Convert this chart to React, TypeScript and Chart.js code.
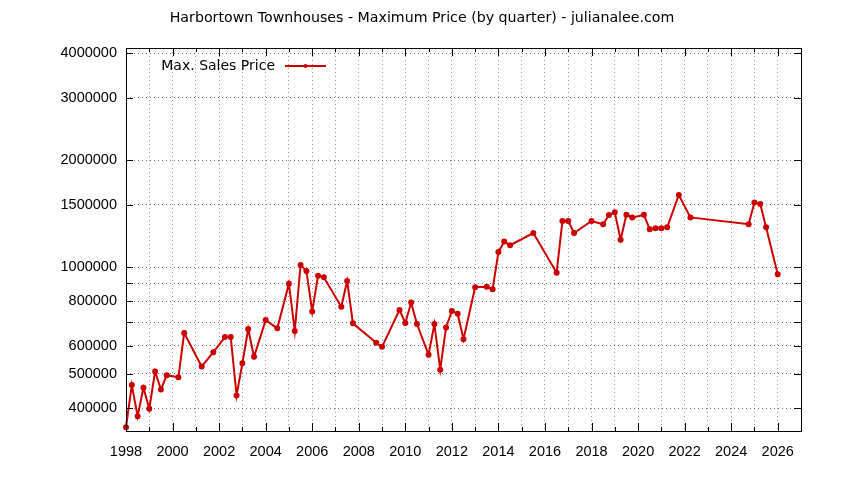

---

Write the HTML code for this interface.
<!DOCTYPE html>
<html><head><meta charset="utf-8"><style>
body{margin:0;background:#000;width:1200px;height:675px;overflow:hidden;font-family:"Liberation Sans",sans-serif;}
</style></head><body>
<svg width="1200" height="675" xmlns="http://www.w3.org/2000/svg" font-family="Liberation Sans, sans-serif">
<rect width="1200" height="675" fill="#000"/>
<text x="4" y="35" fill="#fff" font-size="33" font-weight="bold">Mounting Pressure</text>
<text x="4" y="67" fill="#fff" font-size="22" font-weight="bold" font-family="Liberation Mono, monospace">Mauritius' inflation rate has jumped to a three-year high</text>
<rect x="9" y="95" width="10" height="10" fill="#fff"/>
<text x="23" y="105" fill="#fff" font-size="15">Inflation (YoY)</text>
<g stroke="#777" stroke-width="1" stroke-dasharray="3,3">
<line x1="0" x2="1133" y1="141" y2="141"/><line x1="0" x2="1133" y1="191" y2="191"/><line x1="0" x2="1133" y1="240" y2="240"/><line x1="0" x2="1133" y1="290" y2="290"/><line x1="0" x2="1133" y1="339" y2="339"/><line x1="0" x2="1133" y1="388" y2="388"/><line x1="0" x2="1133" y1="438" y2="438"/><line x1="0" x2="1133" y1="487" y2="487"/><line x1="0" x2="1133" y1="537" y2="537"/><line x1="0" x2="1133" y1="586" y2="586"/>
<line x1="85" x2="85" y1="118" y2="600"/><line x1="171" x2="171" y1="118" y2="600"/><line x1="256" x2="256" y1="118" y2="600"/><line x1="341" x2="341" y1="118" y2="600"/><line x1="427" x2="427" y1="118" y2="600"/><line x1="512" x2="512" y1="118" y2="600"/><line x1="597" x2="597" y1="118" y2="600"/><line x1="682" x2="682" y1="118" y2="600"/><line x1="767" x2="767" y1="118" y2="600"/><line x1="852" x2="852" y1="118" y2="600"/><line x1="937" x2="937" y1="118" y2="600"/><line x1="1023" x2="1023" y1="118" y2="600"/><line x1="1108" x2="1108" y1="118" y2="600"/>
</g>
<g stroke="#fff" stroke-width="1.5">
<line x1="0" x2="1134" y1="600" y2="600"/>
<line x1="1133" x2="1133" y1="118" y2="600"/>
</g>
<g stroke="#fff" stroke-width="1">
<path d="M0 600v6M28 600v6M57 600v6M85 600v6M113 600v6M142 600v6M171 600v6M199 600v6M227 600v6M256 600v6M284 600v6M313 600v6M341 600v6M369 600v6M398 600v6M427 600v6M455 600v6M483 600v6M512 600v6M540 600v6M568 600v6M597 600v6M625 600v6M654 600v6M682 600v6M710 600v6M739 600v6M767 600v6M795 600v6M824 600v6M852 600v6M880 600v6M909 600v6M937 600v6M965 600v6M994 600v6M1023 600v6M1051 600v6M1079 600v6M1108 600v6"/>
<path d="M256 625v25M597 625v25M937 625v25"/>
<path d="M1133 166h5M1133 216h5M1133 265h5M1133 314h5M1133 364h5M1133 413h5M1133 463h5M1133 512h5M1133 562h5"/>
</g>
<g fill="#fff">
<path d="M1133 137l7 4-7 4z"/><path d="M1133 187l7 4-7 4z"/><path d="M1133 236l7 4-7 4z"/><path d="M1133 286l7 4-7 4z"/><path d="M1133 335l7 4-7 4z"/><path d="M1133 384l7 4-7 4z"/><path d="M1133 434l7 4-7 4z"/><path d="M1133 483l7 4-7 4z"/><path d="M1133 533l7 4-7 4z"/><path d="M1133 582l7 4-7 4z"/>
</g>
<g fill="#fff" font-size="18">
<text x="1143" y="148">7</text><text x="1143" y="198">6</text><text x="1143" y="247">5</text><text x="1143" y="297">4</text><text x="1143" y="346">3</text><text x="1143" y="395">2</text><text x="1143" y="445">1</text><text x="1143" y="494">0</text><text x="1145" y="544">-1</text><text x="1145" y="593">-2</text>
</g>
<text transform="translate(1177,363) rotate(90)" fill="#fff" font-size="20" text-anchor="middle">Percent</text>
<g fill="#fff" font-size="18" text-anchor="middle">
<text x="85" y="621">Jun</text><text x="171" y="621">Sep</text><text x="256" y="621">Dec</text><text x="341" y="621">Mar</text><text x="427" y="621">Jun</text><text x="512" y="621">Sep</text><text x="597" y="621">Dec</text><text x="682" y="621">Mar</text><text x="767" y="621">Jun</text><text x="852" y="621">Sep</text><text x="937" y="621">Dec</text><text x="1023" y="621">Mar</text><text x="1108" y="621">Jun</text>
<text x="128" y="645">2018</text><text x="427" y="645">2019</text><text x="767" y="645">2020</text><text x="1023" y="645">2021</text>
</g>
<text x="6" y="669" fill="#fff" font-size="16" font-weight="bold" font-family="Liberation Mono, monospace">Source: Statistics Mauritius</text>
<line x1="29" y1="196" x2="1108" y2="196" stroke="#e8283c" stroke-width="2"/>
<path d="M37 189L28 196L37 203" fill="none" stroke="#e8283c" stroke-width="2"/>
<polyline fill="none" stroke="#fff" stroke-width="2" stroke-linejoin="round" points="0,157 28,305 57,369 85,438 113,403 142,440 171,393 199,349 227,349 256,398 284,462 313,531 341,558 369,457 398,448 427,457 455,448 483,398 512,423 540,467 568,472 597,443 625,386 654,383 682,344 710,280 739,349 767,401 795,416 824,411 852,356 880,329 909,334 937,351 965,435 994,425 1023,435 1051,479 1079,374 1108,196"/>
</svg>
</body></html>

What the task asks:
Find the lines with the string "this" and reproduce them.

Completed task:
Convert this chart to React, TypeScript and Chart.js code.
Write the HTML code for this interface.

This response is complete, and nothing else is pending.